Instructions to follow:
Copy nothing but the text: reproduce each line of the listing exactly and leave the pictures out.
**** Raw data
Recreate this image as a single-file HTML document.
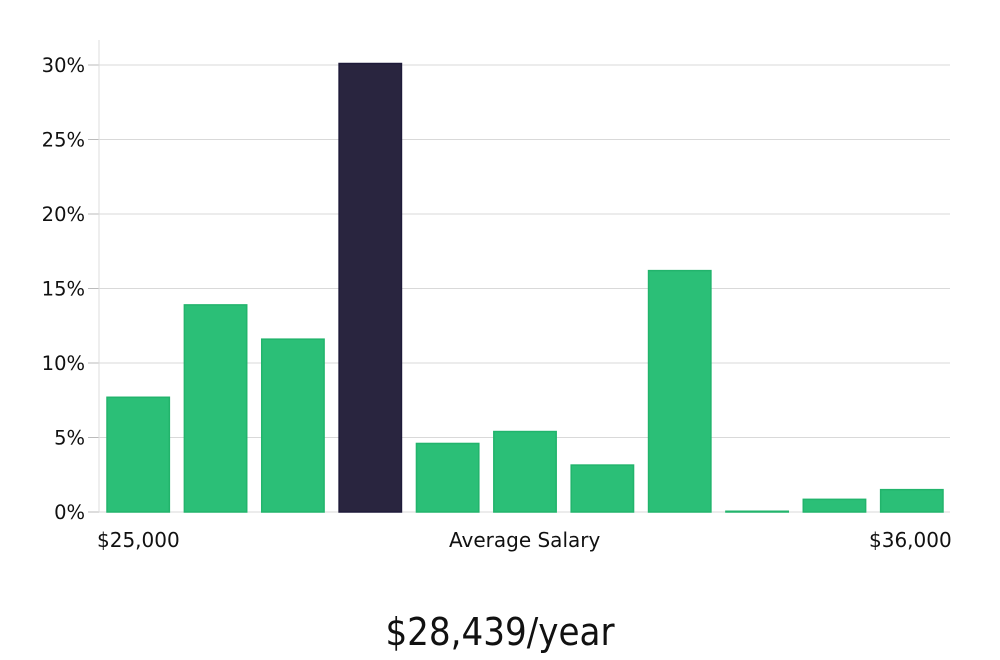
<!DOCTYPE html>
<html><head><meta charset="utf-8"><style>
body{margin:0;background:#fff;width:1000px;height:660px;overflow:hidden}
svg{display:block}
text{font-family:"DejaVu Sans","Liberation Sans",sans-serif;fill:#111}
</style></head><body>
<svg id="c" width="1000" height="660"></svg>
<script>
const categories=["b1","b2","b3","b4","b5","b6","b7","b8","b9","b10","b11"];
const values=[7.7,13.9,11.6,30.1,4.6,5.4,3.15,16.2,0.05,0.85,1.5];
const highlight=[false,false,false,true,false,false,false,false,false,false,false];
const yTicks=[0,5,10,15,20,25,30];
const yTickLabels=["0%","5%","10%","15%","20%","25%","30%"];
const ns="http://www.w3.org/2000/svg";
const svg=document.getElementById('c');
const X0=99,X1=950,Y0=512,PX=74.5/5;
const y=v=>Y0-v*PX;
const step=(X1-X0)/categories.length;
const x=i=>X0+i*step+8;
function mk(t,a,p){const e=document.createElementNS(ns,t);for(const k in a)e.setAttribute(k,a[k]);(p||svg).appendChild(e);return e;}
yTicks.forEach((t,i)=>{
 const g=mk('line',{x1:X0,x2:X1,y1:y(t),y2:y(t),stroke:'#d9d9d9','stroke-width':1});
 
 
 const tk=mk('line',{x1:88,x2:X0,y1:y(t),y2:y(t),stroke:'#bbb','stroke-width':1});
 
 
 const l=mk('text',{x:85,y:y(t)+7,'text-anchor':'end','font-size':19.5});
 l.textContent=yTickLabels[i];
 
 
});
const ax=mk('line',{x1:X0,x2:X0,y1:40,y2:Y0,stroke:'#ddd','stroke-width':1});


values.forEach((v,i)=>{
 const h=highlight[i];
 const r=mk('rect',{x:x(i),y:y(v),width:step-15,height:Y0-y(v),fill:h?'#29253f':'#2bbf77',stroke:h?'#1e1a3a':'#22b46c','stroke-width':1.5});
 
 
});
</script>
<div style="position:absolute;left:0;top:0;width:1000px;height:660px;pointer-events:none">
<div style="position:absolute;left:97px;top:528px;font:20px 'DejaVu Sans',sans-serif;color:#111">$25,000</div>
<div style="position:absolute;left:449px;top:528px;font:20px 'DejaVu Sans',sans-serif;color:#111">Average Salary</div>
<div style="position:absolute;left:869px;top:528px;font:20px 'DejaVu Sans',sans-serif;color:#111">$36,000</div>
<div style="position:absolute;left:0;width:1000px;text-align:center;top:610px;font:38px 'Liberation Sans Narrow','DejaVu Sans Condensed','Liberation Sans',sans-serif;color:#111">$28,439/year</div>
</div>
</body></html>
********
Output for this task:
Recreate this image as a single-file HTML document.
<!DOCTYPE html>
<html><head><meta charset="utf-8"><style>
body{margin:0;background:#fff;width:1000px;height:660px;overflow:hidden}
svg{display:block}
text{font-family:"DejaVu Sans","Liberation Sans",sans-serif;fill:#111}
</style></head><body>
<svg id="c" width="1000" height="660"></svg>
<script>
const categories=["b1","b2","b3","b4","b5","b6","b7","b8","b9","b10","b11"];
const values=[7.7,13.9,11.6,30.1,4.6,5.4,3.15,16.2,0.05,0.85,1.5];
const highlight=[false,false,false,true,false,false,false,false,false,false,false];
const yTicks=[0,5,10,15,20,25,30];
const yTickLabels=["0%","5%","10%","15%","20%","25%","30%"];
const ns="http://www.w3.org/2000/svg";
const svg=document.getElementById('c');
const X0=99,X1=950,Y0=512,PX=74.5/5;
const y=v=>Y0-v*PX;
const step=(X1-X0)/categories.length;
const x=i=>X0+i*step+8;
function mk(t,a,p){const e=document.createElementNS(ns,t);for(const k in a)e.setAttribute(k,a[k]);(p||svg).appendChild(e);return e;}
yTicks.forEach((t,i)=>{
 const g=mk('line',{x1:X0,x2:X1,y1:y(t),y2:y(t),stroke:'#d9d9d9','stroke-width':1});
 
 
 const tk=mk('line',{x1:88,x2:X0,y1:y(t),y2:y(t),stroke:'#bbb','stroke-width':1});
 
 
 const l=mk('text',{x:85,y:y(t)+7,'text-anchor':'end','font-size':19.5});
 l.textContent=yTickLabels[i];
 
 
});
const ax=mk('line',{x1:X0,x2:X0,y1:40,y2:Y0,stroke:'#ddd','stroke-width':1});


values.forEach((v,i)=>{
 const h=highlight[i];
 const r=mk('rect',{x:x(i),y:y(v),width:step-15,height:Y0-y(v),fill:h?'#29253f':'#2bbf77',stroke:h?'#1e1a3a':'#22b46c','stroke-width':1.5});
 
 
});
</script>
<div style="position:absolute;left:0;top:0;width:1000px;height:660px;pointer-events:none">
<div style="position:absolute;left:97px;top:528px;font:20px 'DejaVu Sans',sans-serif;color:#111">$25,000</div>
<div style="position:absolute;left:449px;top:528px;font:20px 'DejaVu Sans',sans-serif;color:#111">Average Salary</div>
<div style="position:absolute;left:869px;top:528px;font:20px 'DejaVu Sans',sans-serif;color:#111">$36,000</div>
<div style="position:absolute;left:0;width:1000px;text-align:center;top:610px;font:38px 'Liberation Sans Narrow','DejaVu Sans Condensed','Liberation Sans',sans-serif;color:#111">$28,439/year</div>
</div>
</body></html>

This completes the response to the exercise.